Q: What then does such an ancient, esoteric spiritual tradition have to offer in these modern times?

Through time immemorial, mankind has engaged in the pursuit of happiness, but happiness is an elusive concept. How often does one achieve the goal, which is believed will provide happiness, only to find such happiness disappear shortly afterwards? This may be because people tend to define happiness in a very limiting way and thus spend much of their lives chasing after illusions of happiness — a bit like the mirage of the oasis in the desert which disappears when the spot is eventually reached — thus the thirst for happiness is never fully quenched.

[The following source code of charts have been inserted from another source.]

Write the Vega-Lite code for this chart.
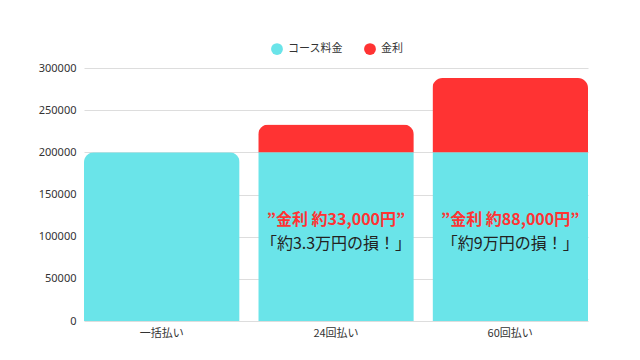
{
  "$schema": "https://vega.github.io/schema/vega-lite/v6.json",
  "width": 504,
  "height": 253,
  "padding": {"left": 38, "top": 42, "right": 50, "bottom": 10},
  "background": "white",
  "config": {
    "view": {"stroke": null},
    "font": "Noto Sans CJK JP",
    "legend": {"layout": {"top": {"anchor": "middle"}}}
  },
  "datasets": {
    "bars": [
      {"plan": "一括払い", "type": "コース料金", "value": 200000},
      {"plan": "24回払い", "type": "コース料金", "value": 200000},
      {"plan": "24回払い", "type": "金利", "value": 33000},
      {"plan": "60回払い", "type": "コース料金", "value": 200000},
      {"plan": "60回払い", "type": "金利", "value": 88000}
    ],
    "red": [
      {"plan": "24回払い", "y": 120000, "label": "”金利 約33,000円”"},
      {"plan": "60回払い", "y": 120000, "label": "”金利 約88,000円”"}
    ],
    "black": [
      {"plan": "24回払い", "y": 91500, "label": "「約3.3万円の損！」"},
      {"plan": "60回払い", "y": 91500, "label": "「約9万円の損！」"}
    ]
  },
  "layer": [
    {
      "data": {"name": "bars"},
      "mark": {"type": "bar", "cornerRadiusTopLeft": 10, "cornerRadiusTopRight": 10},
      "encoding": {
        "x": {
          "field": "plan", "type": "nominal",
          "sort": ["一括払い", "24回払い", "60回払い"],
          "scale": {"paddingInner": 0.107, "paddingOuter": 0},
          "axis": {"title": null, "labelAngle": 0, "domain": false, "ticks": false, "labelFontSize": 11, "labelColor": "#333333", "labelPadding": 6}
        },
        "y": {
          "field": "value", "type": "quantitative", "stack": "zero",
          "scale": {"domain": [0, 300000]},
          "axis": {"title": null, "tickCount": 6, "domain": false, "ticks": false, "labelFontSize": 11, "labelColor": "#333333", "labelFont": "Noto Sans", "labelPadding": 8, "gridColor": "#dddddd", "format": "d"}
        },
        "color": {
          "field": "type", "type": "nominal",
          "scale": {"domain": ["コース料金", "金利"], "range": ["#6ae4e9", "#ff3333"]},
          "legend": {"title": null, "orient": "top", "direction": "horizontal", "symbolType": "circle", "symbolSize": 140, "labelFontSize": 11, "labelColor": "#333333", "columnPadding": 20, "offset": 13}
        },
        "order": {"field": "type", "sort": "ascending"}
      }
    },
    {
      "data": {"name": "red"},
      "mark": {"type": "text", "fontSize": 16, "fontWeight": "bold", "baseline": "middle", "color": "#ff3333", "font": "Noto Sans CJK JP"},
      "encoding": {
        "x": {"field": "plan", "type": "nominal", "sort": ["一括払い", "24回払い", "60回払い"]},
        "y": {"field": "y", "type": "quantitative"},
        "text": {"field": "label"}
      }
    },
    {
      "data": {"name": "black"},
      "mark": {"type": "text", "fontSize": 16, "baseline": "middle", "color": "#222222", "font": "Noto Sans CJK JP"},
      "encoding": {
        "x": {"field": "plan", "type": "nominal", "sort": ["一括払い", "24回払い", "60回払い"]},
        "y": {"field": "y", "type": "quantitative"},
        "text": {"field": "label"}
      }
    }
  ]
}
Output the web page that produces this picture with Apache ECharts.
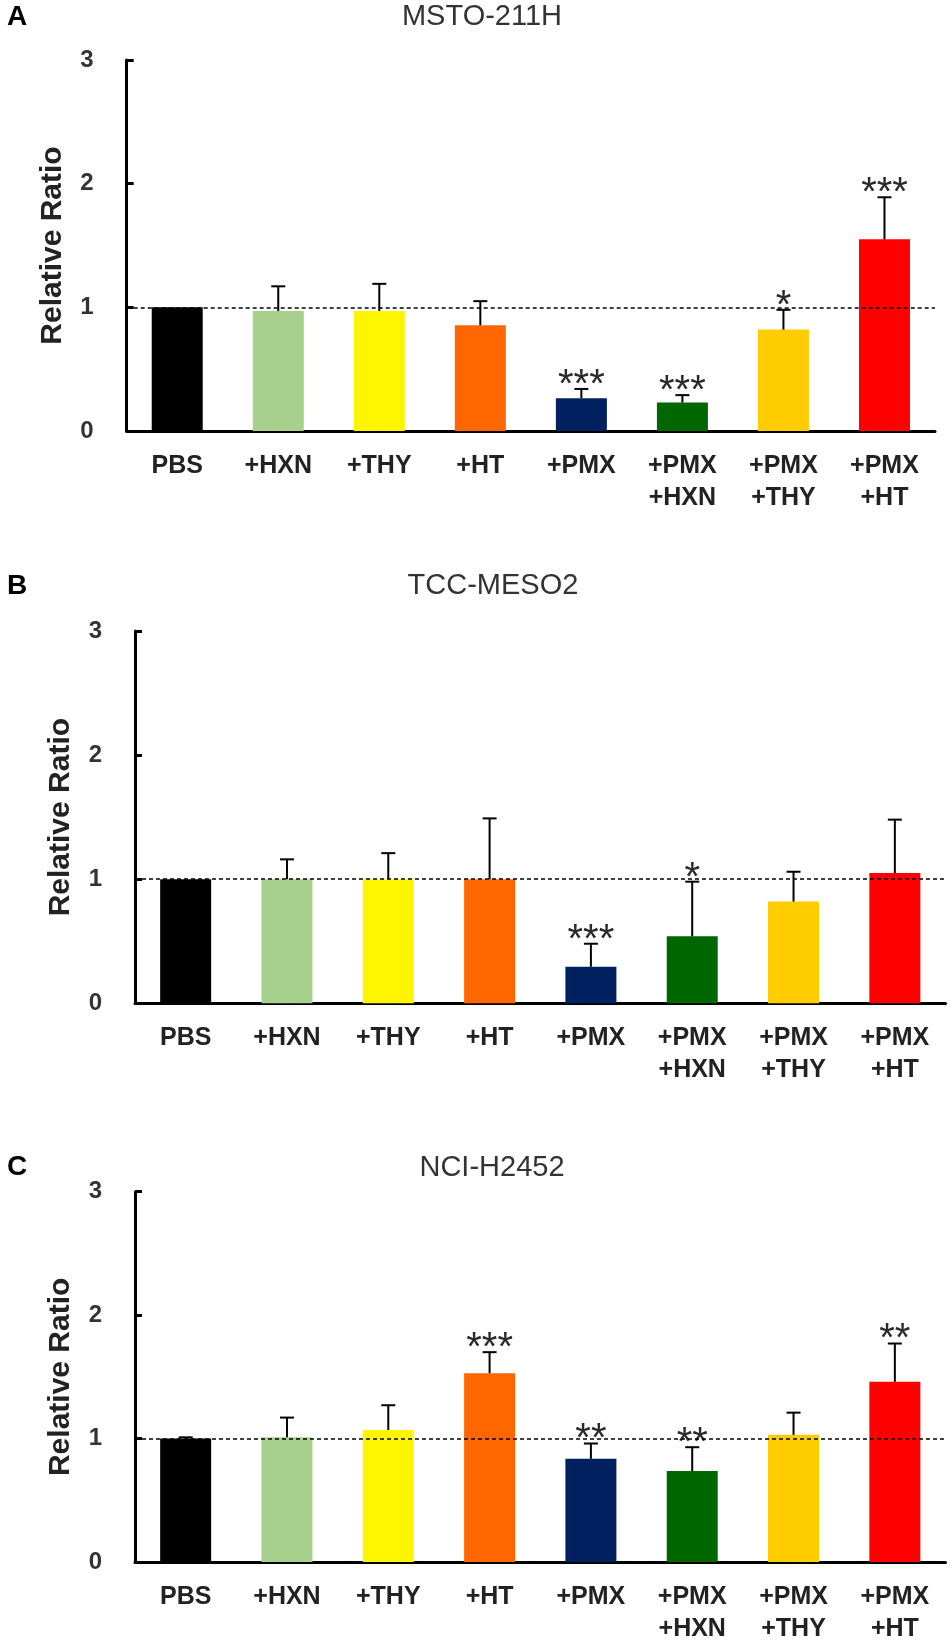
<!DOCTYPE html>
<html>
<head>
<meta charset="utf-8">
<script src="https://cdn.jsdelivr.net/npm/echarts@6/dist/echarts.min.js"></script>
<style>
html,body{margin:0;padding:0;background:#fff;}
#chart{width:952px;height:1645px;}
</style>
</head>
<body>
<div id="chart"></div>
<script>
// ---- data ----
const categories = ['PBS', '+HXN', '+THY', '+HT', '+PMX', '+PMX\n+HXN', '+PMX\n+THY', '+PMX\n+HT'];
const panelLetters = ['A', 'B', 'C'];
const panelTitles = ['MSTO-211H', 'TCC-MESO2', 'NCI-H2452'];
const yTicks = [0, 1, 2, 3];
const yName = 'Relative Ratio';

const valuesA = [1.00, 0.97, 0.97, 0.855, 0.265, 0.23, 0.82, 1.55];
const errorsA = [0, 0.20, 0.22, 0.195, 0.075, 0.06, 0.16, 0.34];
const starsA = ['', '', '', '', '***', '***', '*', '***'];

const valuesB = [1.00, 1.00, 1.00, 1.00, 0.295, 0.54, 0.82, 1.05];
const errorsB = [0, 0.16, 0.21, 0.49, 0.185, 0.44, 0.24, 0.43];
const starsB = ['', '', '', '', '***', '*', '', ''];

const valuesC = [1.00, 1.01, 1.07, 1.53, 0.836, 0.737, 1.03, 1.46];
const errorsC = [0.01, 0.16, 0.20, 0.17, 0.124, 0.193, 0.18, 0.31];
const starsC = ['', '', '', '***', '**', '**', '', '**'];

const referenceLevel = 1;

// ---- styles ----
const barColors = ['#000000', '#a8d08d', '#fff500', '#ff6600', '#002060', '#006600', '#ffcc00', '#ff0000'];
const FONT = 'Liberation Sans, Arial, Helvetica, sans-serif';

const panels = [
  { values: valuesA, errors: errorsA, stars: starsA },
  { values: valuesB, errors: errorsB, stars: starsB },
  { values: valuesC, errors: errorsC, stars: starsC }
];

const grids = [
  { left: 126.7, right: 17, top: 60, height: 371 },
  { left: 135, right: 6.5, top: 631, height: 372.3 },
  { left: 135, right: 6.5, top: 1191.7, height: 373.3 }
];
const titlePos = [[482, 17], [493, 586], [492, 1167.5]];
const letterPos = [[17, 17], [17, 586], [17, 1167.5]];

const STAR_FS = 40;

function makeErrRender(stars) {
  return function (params, api) {
    const i = api.value(0), v = api.value(1), e = api.value(2);
    const s = stars[params.dataIndex];
    const p0 = api.coord([i, v]);
    const p1 = api.coord([i, v + e]);
    const children = [];
    if (e > 0) {
      children.push({ type: 'line', shape: { x1: p0[0], y1: p0[1], x2: p1[0], y2: p1[1] }, style: { stroke: '#000', lineWidth: 2 } });
      children.push({ type: 'line', shape: { x1: p1[0] - 7, y1: p1[1], x2: p1[0] + 7, y2: p1[1] }, style: { stroke: '#000', lineWidth: 2 } });
    }
    if (s) {
      children.push({
        type: 'text', x: p1[0], y: p1[1] - 12 + 0.22 * STAR_FS,
        style: { text: s, fontSize: STAR_FS, fontFamily: FONT, align: 'center', verticalAlign: 'middle', fill: '#2a2a2a' }
      });
    }
    return { type: 'group', children: children };
  };
}

const xAxes = [], yAxes = [], series = [], graphics = [];
panels.forEach((p, k) => {
  xAxes.push({
    type: 'category', gridIndex: k, data: categories,
    axisLine: { show: true, lineStyle: { color: '#000', width: 3 } },
    axisTick: { show: false },
    axisLabel: { interval: 0, margin: 19, fontSize: 25, fontWeight: 'bold', fontFamily: FONT, color: '#222', lineHeight: 32 }
  });
  yAxes.push({
    type: 'value', gridIndex: k, min: yTicks[0], max: yTicks[yTicks.length - 1], interval: 1,
    splitLine: { show: false },
    axisLine: { show: true, lineStyle: { color: '#000', width: 3 } },
    axisTick: { show: true, inside: true, length: 7, lineStyle: { color: '#000', width: 3 } },
    axisLabel: { margin: 33, fontSize: 24, fontWeight: 'bold', fontFamily: FONT, color: '#333' },
    name: yName, nameLocation: 'middle', nameGap: 59,
    nameTextStyle: { fontSize: 30, fontWeight: 'bold', fontFamily: FONT, color: '#222' }
  });
  series.push({
    type: 'bar', xAxisIndex: k, yAxisIndex: k, barWidth: 51,
    data: p.values.map((v, i) => ({ value: v, itemStyle: { color: barColors[i] } })),
    markLine: {
      silent: true, symbol: 'none', z: 10,
      label: { show: false },
      lineStyle: { color: '#000', type: [4, 3], width: 1.5 },
      data: [{ yAxis: referenceLevel }]
    }
  });
  series.push({
    type: 'custom', xAxisIndex: k, yAxisIndex: k, z: 6,
    renderItem: makeErrRender(p.stars),
    data: p.values.map((v, i) => [i, v, p.errors[i]])
  });
  graphics.push({
    type: 'text', x: titlePos[k][0], y: titlePos[k][1],
    style: { text: panelTitles[k], fontSize: 29, fontFamily: FONT, align: 'center', verticalAlign: 'middle', fill: '#333' }
  });
  graphics.push({
    type: 'text', x: letterPos[k][0], y: letterPos[k][1],
    style: { text: panelLetters[k], fontSize: 28, fontWeight: 'bold', fontFamily: FONT, align: 'center', verticalAlign: 'middle', fill: '#000' }
  });
});

const chart = echarts.init(document.getElementById('chart'));
chart.setOption({
  animation: false,
  backgroundColor: '#fff',
  grid: grids,
  xAxis: xAxes,
  yAxis: yAxes,
  series: series,
  graphic: graphics
});
</script>
</body>
</html>
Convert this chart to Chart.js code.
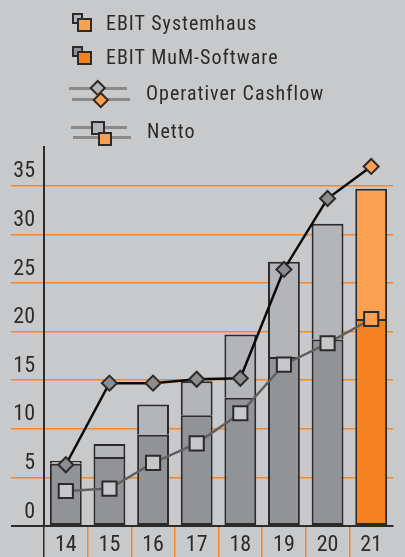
<!DOCTYPE html>
<html>
<head>
<meta charset="utf-8">
<script src="https://cdn.jsdelivr.net/npm/chart.js@4/dist/chart.umd.min.js"></script>
<style>
  html, body { margin: 0; padding: 0; background: #c8c9cb; }
  #wrap { position: relative; width: 405px; height: 557px; overflow: hidden; }
  #c { position: absolute; left: 0; top: 0; }
  .lg { position: absolute; box-sizing: border-box; }
  .sq { border: 2px solid #2b2b2b; }
  .ln { background: #8a8a8a; height: 3px; }
  .txt { font-family: "Roboto Condensed", sans-serif; font-size: 20px; line-height: 20px;
         letter-spacing: 1px; color: #2b2b2b; white-space: nowrap; }
</style>
</head>
<body>
<div id="wrap">
  <canvas id="c" width="405" height="557"></canvas>
  <!-- legend -->
  <div class="lg sq" style="left:71.5px;top:13px;width:11px;height:11px;background:#b4b5b8"></div>
  <div class="lg sq" style="left:76.5px;top:17.5px;width:15px;height:14.5px;background:#f9a051"></div>
  <div class="lg txt" style="left:106px;top:13px">EBIT Systemhaus</div>

  <div class="lg sq" style="left:71.5px;top:46px;width:11px;height:11px;background:#929396"></div>
  <div class="lg sq" style="left:76.5px;top:50.5px;width:15px;height:14.5px;background:#f58220"></div>
  <div class="lg txt" style="left:106px;top:47px">EBIT MuM-Software</div>

  <div class="lg ln" style="left:69px;top:87px;width:58px"></div>
  <div class="lg ln" style="left:72px;top:97.5px;width:58px"></div>
  <div class="lg sq" style="left:92px;top:82.3px;width:11.5px;height:11.5px;background:#b4b5b8;transform:rotate(45deg)"></div>
  <div class="lg sq" style="left:95.3px;top:93.5px;width:11.5px;height:11.5px;background:#f9a051;transform:rotate(45deg)"></div>
  <div class="lg txt" style="left:146px;top:82.5px">Operativer Cashflow</div>

  <div class="lg ln" style="left:71px;top:126px;width:56px"></div>
  <div class="lg ln" style="left:73px;top:136px;width:58px"></div>
  <div class="lg sq" style="left:91px;top:120.5px;width:14px;height:14px;background:#b4b5b8"></div>
  <div class="lg sq" style="left:97.5px;top:131.5px;width:14.5px;height:14px;background:#f9a051"></div>
  <div class="lg txt" style="left:147px;top:121px">Netto</div>
</div>
<script>
// ---- data ----
const categories = ['14', '15', '16', '17', '18', '19', '20', '21'];
const ebitMuM = [6.4, 7.1, 9.4, 11.4, 13.2, 17.4, 19.2, 21.3];
const ebitSystemhaus = [0.3, 1.35, 3.1, 3.5, 6.5, 9.8, 11.9, 13.4];
const cashflow = [6.3, 14.7, 14.7, 15.1, 15.2, 26.4, 33.7, 37.0];
const netto = [3.6, 3.85, 6.5, 8.5, 11.6, 16.6, 18.8, 21.3];
const yTicks = [0, 5, 10, 15, 20, 25, 30, 35];
const yMax = 39;

// ---- styles ----
const DARK = '#2b2b2b';
const ORANGE_GRID = '#f5872a';
const lastIdx = categories.length - 1;
const per = (normal, last) => categories.map((_, i) => i === lastIdx ? last : normal);

const FONT = { family: '"Roboto Condensed", sans-serif', size: 22 };

new Chart(document.getElementById('c'), {
  data: {
    labels: categories,
    datasets: [
      {
        type: 'bar', label: 'EBIT MuM-Software', data: ebitMuM, stack: 'ebit', order: 3,
        backgroundColor: per('#929396', '#f58220'), borderColor: DARK, borderWidth: 2,
        borderSkipped: false, barPercentage: 0.73, categoryPercentage: 1
      },
      {
        type: 'bar', label: 'EBIT Systemhaus', data: ebitSystemhaus, stack: 'ebit', order: 3,
        backgroundColor: per('#b4b5b8', '#f9a051'), borderColor: DARK, borderWidth: 2,
        borderSkipped: 'start', barPercentage: 0.73, categoryPercentage: 1
      },
      {
        type: 'line', label: 'Netto', data: netto, stack: 'netto', order: 2,
        borderColor: '#606060', borderWidth: 2.5, tension: 0,
        pointStyle: 'rect', pointRadius: 10, pointHoverRadius: 10,
        pointBackgroundColor: per('#c6c7c9', '#f9a051'), pointBorderColor: DARK, pointBorderWidth: 2
      },
      {
        type: 'line', label: 'Operativer Cashflow', data: cashflow, stack: 'cf', order: 1,
        borderColor: '#0a0a0a', borderWidth: 2.5, tension: 0,
        pointStyle: 'rectRot', pointRadius: 7.5, pointHoverRadius: 7.5,
        pointBackgroundColor: per('#8c8d8f', '#f9a051'), pointBorderColor: DARK, pointBorderWidth: 2
      }
    ]
  },
  options: {
    responsive: false,
    animation: false,
    events: [],
    layout: { padding: { top: 147, right: 3, left: 0, bottom: 0 } },
    plugins: { legend: { display: false }, tooltip: { enabled: false } },
    scales: {
      x: {
        stacked: true,
        afterFit: (s) => { s.height = 31; },
        border: { display: true, color: DARK, width: 2 },
        grid: {
          offset: true, drawOnChartArea: false, drawTicks: true, tickLength: 31, lineWidth: 1.5,
          color: (ctx) => ctx.index === undefined ? 'rgba(0,0,0,0)' : (ctx.index === 0 ? DARK : ORANGE_GRID)
        },
        ticks: { color: DARK, font: FONT, padding: -25, maxRotation: 0 }
      },
      y: {
        stacked: true,
        min: 0, max: yMax,
        afterFit: (s) => { s.width = 44; },
        afterBuildTicks: (s) => { s.ticks = yTicks.map(v => ({ value: v })); },
        border: { display: true, color: DARK, width: 2 },
        grid: {
          drawOnChartArea: true, drawTicks: true, tickLength: 33,
          lineWidth: (ctx) => ctx.tick && ctx.tick.value === 0 ? 2 : 1.5,
          color: (ctx) => ctx.tick && ctx.tick.value === 0 ? DARK : ORANGE_GRID
        },
        ticks: { color: DARK, font: FONT, padding: -24, labelOffset: -14 }
      }
    }
  }
});
</script>
</body>
</html>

The teachings of Yungdrung Bön help us to define what constitutes true happiness and to look at the obstacles which prevent us from achieving it. They then provide us with a “tool kit” with which to tackle and surmount all obstacles — thus putting happiness firmly within the grasp of all. With this kit, we can at last turn on the inexhaustible water tap to quench the thirst — thus achieving a greater sense of fulfilment and inner contentment.

The hectic pace at which most people in modern society live their lives in these modern times, often gives rise to stress-related or psychosomatic conditions, which lead many to seek solutions in modern medicine, psychotherapy, psychology or psychiatry, new age therapies and so on. However, upon closer inspection one can identify that many such therapies may have their roots in ancient spiritual traditions, such as Yungdrung Bön, and are simply “packaged” differently.

Yungdrung Bön teachings emphasize taming the Mind in order to effect inner changes — thus providing one with a philosophy of life geared at developing positive ways of thinking and transforming even the most extreme and adverse of life experiences into something positive from which to grow!